Kentucky State Capitol

FRANKFORT, Ky. (WDRB) -- Legislation that would change how Kentucky schools are identified for additional state support based on student performance may be revised based on concerns raised Thursday by Education Commissioner Wayne Lewis.

Senate President Pro Tem David Givens, a Greensburg Republican and sponsor of Senate Bill 175, said he and Lewis plan to meet Friday and possibly Monday on the bill, which was presented Thursday to the Senate Education Committee.

Instead of comparing test scores of student subgroups – based on factors like race, family income and disability status – with the bottom 5 percent of schools as the Kentucky Department of Education currently does, SB 175 calls for subgroups to be compared to the same subgroups in the bottom 5 percent of schools starting next school year. The percentage of low-performing schools used in the calculation would jump to 10 percent in the 2020-21 school year.

The legislation comes after hundreds of schools across Kentucky were identified for targeted support and improvement, or TSI, based on last school year’s state test results.
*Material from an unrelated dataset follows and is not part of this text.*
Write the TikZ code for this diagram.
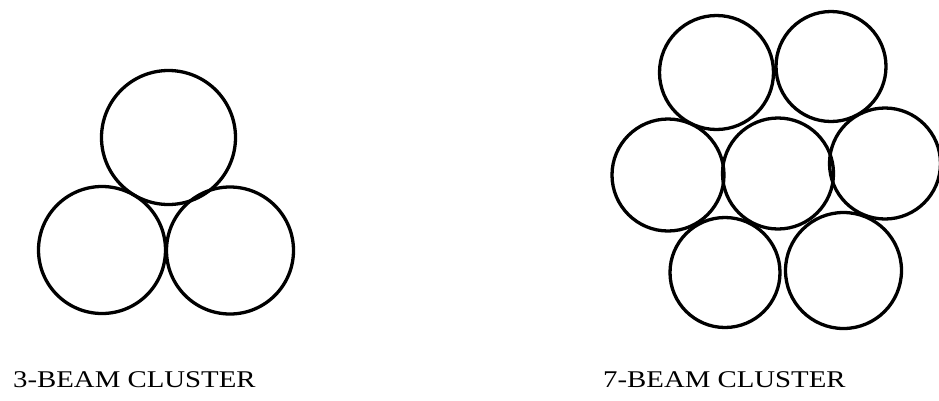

Givens, during his testimony before the committee, said in all, 30 percent of schools in Kentucky were tabbed as TSI schools. That’s up from about 10 percent in a similar status the year prior, he said.

“When you take 30 percent of the schools and say we’ve got to target supports for them and we only have the same amount of resources, we water it down much too much,” he said.

Kentucky changed the way it designates struggling schools based on the federal Every Student Succeeds Act last year. The lowest-performing schools are identified as comprehensive support and improvement, or CSI, under ESSA, and TSI schools that don’t show improvement after three years automatically become CSI schools.

Givens said Senate staff was assured by an official in U.S. Education Secretary Betsy DeVos’s administration that when ESSA regulations were repealed in 2017, guidance on designating schools as TSI was among the casualties.

But Lewis warned that from the Kentucky Department of Education’s perspective, SB 175 still runs afoul of ESSA law and could jeopardize federal funding for the state.

“After careful legal analysis, we’re confident that the bill’s approach to identifying continually underperforming groups of students does not align with the federal law, and if you pass legislation defining our system in a way that violates the federal law, we’ll find ourselves in danger of losing federal funding and needed support services for our most vulnerable students,” Lewis told the committee.

Lewis said KDE agreed with Givens’s concern about the number of Kentucky schools designated TSI and asked lawmakers to allow KDE to develop its own guidelines on identifying struggling schools that need help from the state.

Some superintendents mistakenly believe the TSI and CSI guidelines originated with the department or the Kentucky Board of Education, he said.

“Giving us greater flexibility in statute would enable us to work with the General Assembly, stakeholders and the U.S. Department of Education to identify an approach that holds schools accountable while limiting the number of schools that would be identified as TSI,” Lewis said.

SB 175 would also rescind an executive order reorganizing KDE’s standards and assessments process review committee and alter Kentucky’s school accountability system.

It would also require KDE to present state testing data to lawmakers on the House and Senate education committees on Dec. 1, 2019, and Dec. 1, 2020. As part of those meetings, the agency would be asked to detail how many students would fail to hit required scores under new graduation requirements, which cleared the Administrative Regulation Review Subcommittee on Monday, and what options such students will have.

KDE would be required to hold meetings across the state to get feedback on the graduation requirements linked to state test scores.

Sen. Max Wise, a Campbellsville Republican who chairs the Senate Education Committee, said a special meeting may be called on Tuesday as talks between Givens and Lewis continue.